As for coda consonants being moraic or not; this is a genuine option allowed
languages. For example, codas in Latin are moraic, but codas in Shoshoni
are not (Shoshoni is a Uto-Aztecan language spoken throughout much of the
North American Great Basin; it is the language I do my field work on). It's
usually very easy to tell if a language has moraic codas. If the stress
pattern of a language is "quantity-sensitive" (that's the technical term),
then stress will be attracted to heavy syllables.

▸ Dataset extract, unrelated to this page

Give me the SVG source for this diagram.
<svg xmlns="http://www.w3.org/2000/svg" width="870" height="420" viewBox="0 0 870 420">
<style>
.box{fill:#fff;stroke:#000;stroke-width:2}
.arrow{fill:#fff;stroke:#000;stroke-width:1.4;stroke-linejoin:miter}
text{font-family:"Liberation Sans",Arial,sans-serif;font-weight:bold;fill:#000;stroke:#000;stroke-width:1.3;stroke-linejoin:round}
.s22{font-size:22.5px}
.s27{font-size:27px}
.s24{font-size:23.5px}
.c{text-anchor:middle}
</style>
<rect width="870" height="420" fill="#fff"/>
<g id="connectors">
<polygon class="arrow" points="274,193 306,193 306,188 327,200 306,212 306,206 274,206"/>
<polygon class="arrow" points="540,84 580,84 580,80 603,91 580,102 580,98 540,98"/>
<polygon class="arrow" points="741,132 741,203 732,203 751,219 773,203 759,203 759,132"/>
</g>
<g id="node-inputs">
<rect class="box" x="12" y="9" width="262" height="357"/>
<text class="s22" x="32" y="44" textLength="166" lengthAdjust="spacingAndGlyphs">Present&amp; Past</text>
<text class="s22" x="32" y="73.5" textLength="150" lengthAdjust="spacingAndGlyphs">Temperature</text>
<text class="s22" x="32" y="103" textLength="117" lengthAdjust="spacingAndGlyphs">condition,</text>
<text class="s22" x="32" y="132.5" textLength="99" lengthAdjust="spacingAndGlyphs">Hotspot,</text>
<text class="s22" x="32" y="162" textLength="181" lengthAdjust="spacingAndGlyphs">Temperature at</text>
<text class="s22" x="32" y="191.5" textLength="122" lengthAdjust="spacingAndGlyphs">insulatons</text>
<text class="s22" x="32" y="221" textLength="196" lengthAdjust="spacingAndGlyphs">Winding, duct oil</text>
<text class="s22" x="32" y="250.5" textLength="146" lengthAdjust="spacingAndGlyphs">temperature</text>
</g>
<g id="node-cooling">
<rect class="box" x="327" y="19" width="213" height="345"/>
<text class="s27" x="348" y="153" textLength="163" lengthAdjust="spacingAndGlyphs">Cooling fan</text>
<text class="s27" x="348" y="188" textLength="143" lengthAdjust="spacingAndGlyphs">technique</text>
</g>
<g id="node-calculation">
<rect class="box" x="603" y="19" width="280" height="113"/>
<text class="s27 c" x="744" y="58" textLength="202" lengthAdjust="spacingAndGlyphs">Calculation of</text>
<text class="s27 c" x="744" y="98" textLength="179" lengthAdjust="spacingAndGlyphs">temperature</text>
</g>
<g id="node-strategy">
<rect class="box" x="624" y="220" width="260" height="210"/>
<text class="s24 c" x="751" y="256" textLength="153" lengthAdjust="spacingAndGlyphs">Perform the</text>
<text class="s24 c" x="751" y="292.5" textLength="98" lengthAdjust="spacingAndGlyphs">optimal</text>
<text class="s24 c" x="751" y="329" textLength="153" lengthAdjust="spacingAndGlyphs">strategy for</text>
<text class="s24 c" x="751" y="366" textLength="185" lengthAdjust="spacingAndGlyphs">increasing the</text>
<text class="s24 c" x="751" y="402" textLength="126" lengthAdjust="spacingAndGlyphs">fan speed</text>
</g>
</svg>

If the only syllables that
attract stress are those with long vowels but not those with coda
consonants, then codas are not moraic. This is exactly what happens in
Shoshoni:
nátsattàmahkànte 'tied up'
óosàantò'ippeh 'rusty'
(I'm using the practical orthography: <ts> is an affricate (alveolar for
Western Shoshoni, interdental for Goshute), <hk> a voiceless velar
fricative, and <e> a high central unrounded vowel; doubly written vowels and
consonants are long)
Stress in Shoshoni falls on odd-numbered moras, counting from the left edge.
Note that while the geminate <tt> in 'tied up' closes the second syllable
and opens the third, it doesn't make the second syllable heavy. In 'rusty',
the long vowels are stressed because they are each two moras.